A constructive force creates or builds something on the earth. For instance, volcanoes are built up by constructive tectonic plate movement. Destructive forces like tornadoes and tsunamis tear down or wear away parts of the earth.
Tornadoes, hurricanes, volcanoes, tsunamis, and earthquakes are all examples of destructive forces. The Grand Canyon is a result of destructive force. It was carved by water, which is one of the three agents of erosion. Erosion is a natural destructive process in which rock, soil or sediment is displaced or worn away. The other two agents of erosion are wind and ice. Ice erodes in the form of glaciers, forming valleys, and moraines. The third agent of erosion, wind, carries grains of sand that wear away at rocks.

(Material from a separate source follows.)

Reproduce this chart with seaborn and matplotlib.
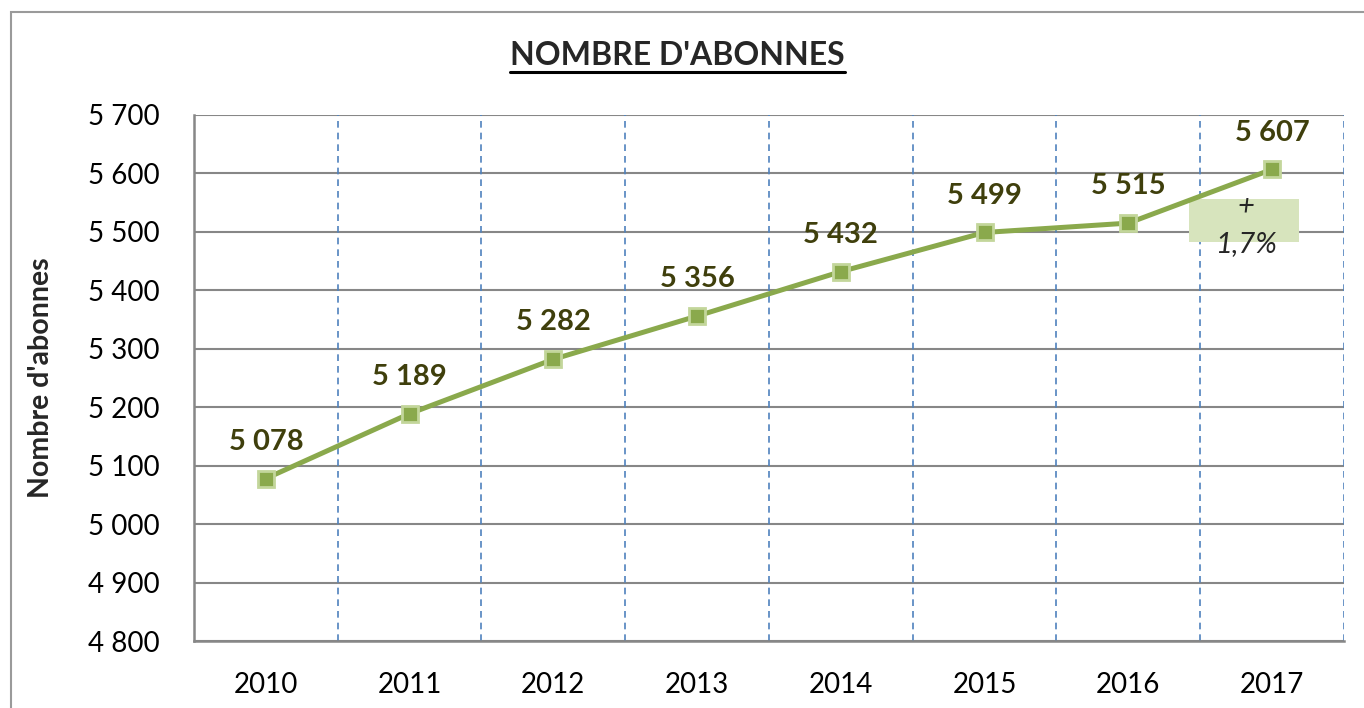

Destructive forces can also be constructive. For example, as wind carries sand away from one region, it moves it to another and constructs sand dunes. Likewise, water forms deltas by depositing sediment at the mouth of a body of water.
The movement of tectonic plates can be constructive, forming volcanoes as plates converge or diverge. Iceland was formed, for example, by moving plates. Volcanoes are a destructive force because their eruptions destroy trees and other landmarks, but the magma they produce can be constructive as it dries on land to form mountains. Tectonic plate movement can cause earthquakes, which is another example of a destructive force that breaks apart land. Often, earthquakes and volcanic eruptions occur simultaneously as the result of plate tectonics.